[Data]
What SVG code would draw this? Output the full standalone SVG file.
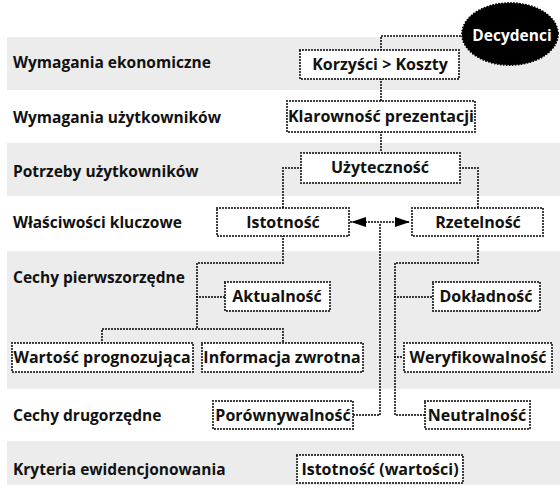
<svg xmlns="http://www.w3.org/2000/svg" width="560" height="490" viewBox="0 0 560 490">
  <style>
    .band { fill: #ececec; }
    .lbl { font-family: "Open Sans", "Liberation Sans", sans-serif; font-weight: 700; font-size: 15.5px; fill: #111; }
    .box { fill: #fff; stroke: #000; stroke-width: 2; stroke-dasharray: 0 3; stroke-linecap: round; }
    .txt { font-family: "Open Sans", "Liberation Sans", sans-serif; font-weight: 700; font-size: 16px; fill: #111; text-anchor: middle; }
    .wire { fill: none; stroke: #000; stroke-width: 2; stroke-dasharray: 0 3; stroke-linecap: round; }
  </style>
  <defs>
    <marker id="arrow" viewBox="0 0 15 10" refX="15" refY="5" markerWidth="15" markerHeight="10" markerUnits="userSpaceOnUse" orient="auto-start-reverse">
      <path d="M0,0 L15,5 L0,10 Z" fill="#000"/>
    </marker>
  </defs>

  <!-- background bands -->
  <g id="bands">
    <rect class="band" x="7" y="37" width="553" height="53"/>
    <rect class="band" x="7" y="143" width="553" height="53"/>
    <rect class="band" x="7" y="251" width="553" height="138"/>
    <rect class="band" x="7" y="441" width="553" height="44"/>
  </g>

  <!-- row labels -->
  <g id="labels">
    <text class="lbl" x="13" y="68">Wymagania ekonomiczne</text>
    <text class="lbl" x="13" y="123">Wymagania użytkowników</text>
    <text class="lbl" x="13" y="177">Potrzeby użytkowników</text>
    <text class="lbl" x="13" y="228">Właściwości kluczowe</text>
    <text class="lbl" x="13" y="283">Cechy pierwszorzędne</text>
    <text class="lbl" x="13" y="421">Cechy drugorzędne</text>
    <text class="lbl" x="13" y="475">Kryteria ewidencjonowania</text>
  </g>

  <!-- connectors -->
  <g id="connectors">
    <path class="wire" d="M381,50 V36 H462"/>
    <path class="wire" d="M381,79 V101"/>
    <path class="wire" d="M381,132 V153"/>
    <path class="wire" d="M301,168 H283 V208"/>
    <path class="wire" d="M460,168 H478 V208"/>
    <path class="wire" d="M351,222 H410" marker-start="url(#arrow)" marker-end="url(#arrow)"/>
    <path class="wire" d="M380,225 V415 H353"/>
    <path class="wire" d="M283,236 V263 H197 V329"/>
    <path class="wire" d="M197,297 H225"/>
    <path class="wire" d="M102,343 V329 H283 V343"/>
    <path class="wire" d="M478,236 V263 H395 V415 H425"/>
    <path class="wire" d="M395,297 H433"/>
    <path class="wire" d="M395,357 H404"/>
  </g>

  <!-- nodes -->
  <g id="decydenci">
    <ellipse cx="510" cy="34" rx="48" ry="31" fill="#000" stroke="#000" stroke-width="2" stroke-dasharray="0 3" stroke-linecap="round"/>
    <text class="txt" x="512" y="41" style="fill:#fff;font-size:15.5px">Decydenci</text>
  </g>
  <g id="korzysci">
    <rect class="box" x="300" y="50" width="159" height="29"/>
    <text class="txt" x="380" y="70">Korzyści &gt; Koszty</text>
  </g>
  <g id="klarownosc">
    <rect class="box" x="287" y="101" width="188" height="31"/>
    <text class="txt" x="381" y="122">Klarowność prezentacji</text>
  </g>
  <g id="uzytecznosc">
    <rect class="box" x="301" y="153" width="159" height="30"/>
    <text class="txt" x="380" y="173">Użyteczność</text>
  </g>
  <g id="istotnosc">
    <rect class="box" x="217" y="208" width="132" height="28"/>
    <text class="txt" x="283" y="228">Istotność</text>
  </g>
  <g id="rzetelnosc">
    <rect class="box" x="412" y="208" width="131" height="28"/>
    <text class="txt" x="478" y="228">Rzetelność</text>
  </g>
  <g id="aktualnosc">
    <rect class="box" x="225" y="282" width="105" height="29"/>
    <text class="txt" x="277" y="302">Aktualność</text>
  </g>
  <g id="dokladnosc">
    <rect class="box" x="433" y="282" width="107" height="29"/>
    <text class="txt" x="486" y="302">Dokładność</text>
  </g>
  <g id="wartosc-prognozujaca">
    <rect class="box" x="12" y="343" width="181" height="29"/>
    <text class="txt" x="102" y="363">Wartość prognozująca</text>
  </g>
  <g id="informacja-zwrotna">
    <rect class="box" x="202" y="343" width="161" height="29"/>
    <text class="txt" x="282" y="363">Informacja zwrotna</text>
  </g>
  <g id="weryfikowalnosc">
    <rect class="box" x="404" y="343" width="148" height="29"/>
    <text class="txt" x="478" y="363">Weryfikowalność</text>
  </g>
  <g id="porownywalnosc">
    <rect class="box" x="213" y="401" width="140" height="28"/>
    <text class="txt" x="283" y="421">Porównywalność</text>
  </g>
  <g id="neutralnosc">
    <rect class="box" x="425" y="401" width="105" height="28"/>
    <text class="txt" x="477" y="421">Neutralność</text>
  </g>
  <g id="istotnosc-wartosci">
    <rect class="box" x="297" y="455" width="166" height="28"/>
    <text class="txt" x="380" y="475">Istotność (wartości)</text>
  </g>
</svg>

[What you should do]
Without the pictures, copy the material exactly as given.

[Task output]
What SVG code would draw this? Output the full standalone SVG file.
<svg xmlns="http://www.w3.org/2000/svg" width="560" height="490" viewBox="0 0 560 490">
  <style>
    .band { fill: #ececec; }
    .lbl { font-family: "Open Sans", "Liberation Sans", sans-serif; font-weight: 700; font-size: 15.5px; fill: #111; }
    .box { fill: #fff; stroke: #000; stroke-width: 2; stroke-dasharray: 0 3; stroke-linecap: round; }
    .txt { font-family: "Open Sans", "Liberation Sans", sans-serif; font-weight: 700; font-size: 16px; fill: #111; text-anchor: middle; }
    .wire { fill: none; stroke: #000; stroke-width: 2; stroke-dasharray: 0 3; stroke-linecap: round; }
  </style>
  <defs>
    <marker id="arrow" viewBox="0 0 15 10" refX="15" refY="5" markerWidth="15" markerHeight="10" markerUnits="userSpaceOnUse" orient="auto-start-reverse">
      <path d="M0,0 L15,5 L0,10 Z" fill="#000"/>
    </marker>
  </defs>

  <!-- background bands -->
  <g id="bands">
    <rect class="band" x="7" y="37" width="553" height="53"/>
    <rect class="band" x="7" y="143" width="553" height="53"/>
    <rect class="band" x="7" y="251" width="553" height="138"/>
    <rect class="band" x="7" y="441" width="553" height="44"/>
  </g>

  <!-- row labels -->
  <g id="labels">
    <text class="lbl" x="13" y="68">Wymagania ekonomiczne</text>
    <text class="lbl" x="13" y="123">Wymagania użytkowników</text>
    <text class="lbl" x="13" y="177">Potrzeby użytkowników</text>
    <text class="lbl" x="13" y="228">Właściwości kluczowe</text>
    <text class="lbl" x="13" y="283">Cechy pierwszorzędne</text>
    <text class="lbl" x="13" y="421">Cechy drugorzędne</text>
    <text class="lbl" x="13" y="475">Kryteria ewidencjonowania</text>
  </g>

  <!-- connectors -->
  <g id="connectors">
    <path class="wire" d="M381,50 V36 H462"/>
    <path class="wire" d="M381,79 V101"/>
    <path class="wire" d="M381,132 V153"/>
    <path class="wire" d="M301,168 H283 V208"/>
    <path class="wire" d="M460,168 H478 V208"/>
    <path class="wire" d="M351,222 H410" marker-start="url(#arrow)" marker-end="url(#arrow)"/>
    <path class="wire" d="M380,225 V415 H353"/>
    <path class="wire" d="M283,236 V263 H197 V329"/>
    <path class="wire" d="M197,297 H225"/>
    <path class="wire" d="M102,343 V329 H283 V343"/>
    <path class="wire" d="M478,236 V263 H395 V415 H425"/>
    <path class="wire" d="M395,297 H433"/>
    <path class="wire" d="M395,357 H404"/>
  </g>

  <!-- nodes -->
  <g id="decydenci">
    <ellipse cx="510" cy="34" rx="48" ry="31" fill="#000" stroke="#000" stroke-width="2" stroke-dasharray="0 3" stroke-linecap="round"/>
    <text class="txt" x="512" y="41" style="fill:#fff;font-size:15.5px">Decydenci</text>
  </g>
  <g id="korzysci">
    <rect class="box" x="300" y="50" width="159" height="29"/>
    <text class="txt" x="380" y="70">Korzyści &gt; Koszty</text>
  </g>
  <g id="klarownosc">
    <rect class="box" x="287" y="101" width="188" height="31"/>
    <text class="txt" x="381" y="122">Klarowność prezentacji</text>
  </g>
  <g id="uzytecznosc">
    <rect class="box" x="301" y="153" width="159" height="30"/>
    <text class="txt" x="380" y="173">Użyteczność</text>
  </g>
  <g id="istotnosc">
    <rect class="box" x="217" y="208" width="132" height="28"/>
    <text class="txt" x="283" y="228">Istotność</text>
  </g>
  <g id="rzetelnosc">
    <rect class="box" x="412" y="208" width="131" height="28"/>
    <text class="txt" x="478" y="228">Rzetelność</text>
  </g>
  <g id="aktualnosc">
    <rect class="box" x="225" y="282" width="105" height="29"/>
    <text class="txt" x="277" y="302">Aktualność</text>
  </g>
  <g id="dokladnosc">
    <rect class="box" x="433" y="282" width="107" height="29"/>
    <text class="txt" x="486" y="302">Dokładność</text>
  </g>
  <g id="wartosc-prognozujaca">
    <rect class="box" x="12" y="343" width="181" height="29"/>
    <text class="txt" x="102" y="363">Wartość prognozująca</text>
  </g>
  <g id="informacja-zwrotna">
    <rect class="box" x="202" y="343" width="161" height="29"/>
    <text class="txt" x="282" y="363">Informacja zwrotna</text>
  </g>
  <g id="weryfikowalnosc">
    <rect class="box" x="404" y="343" width="148" height="29"/>
    <text class="txt" x="478" y="363">Weryfikowalność</text>
  </g>
  <g id="porownywalnosc">
    <rect class="box" x="213" y="401" width="140" height="28"/>
    <text class="txt" x="283" y="421">Porównywalność</text>
  </g>
  <g id="neutralnosc">
    <rect class="box" x="425" y="401" width="105" height="28"/>
    <text class="txt" x="477" y="421">Neutralność</text>
  </g>
  <g id="istotnosc-wartosci">
    <rect class="box" x="297" y="455" width="166" height="28"/>
    <text class="txt" x="380" y="475">Istotność (wartości)</text>
  </g>
</svg>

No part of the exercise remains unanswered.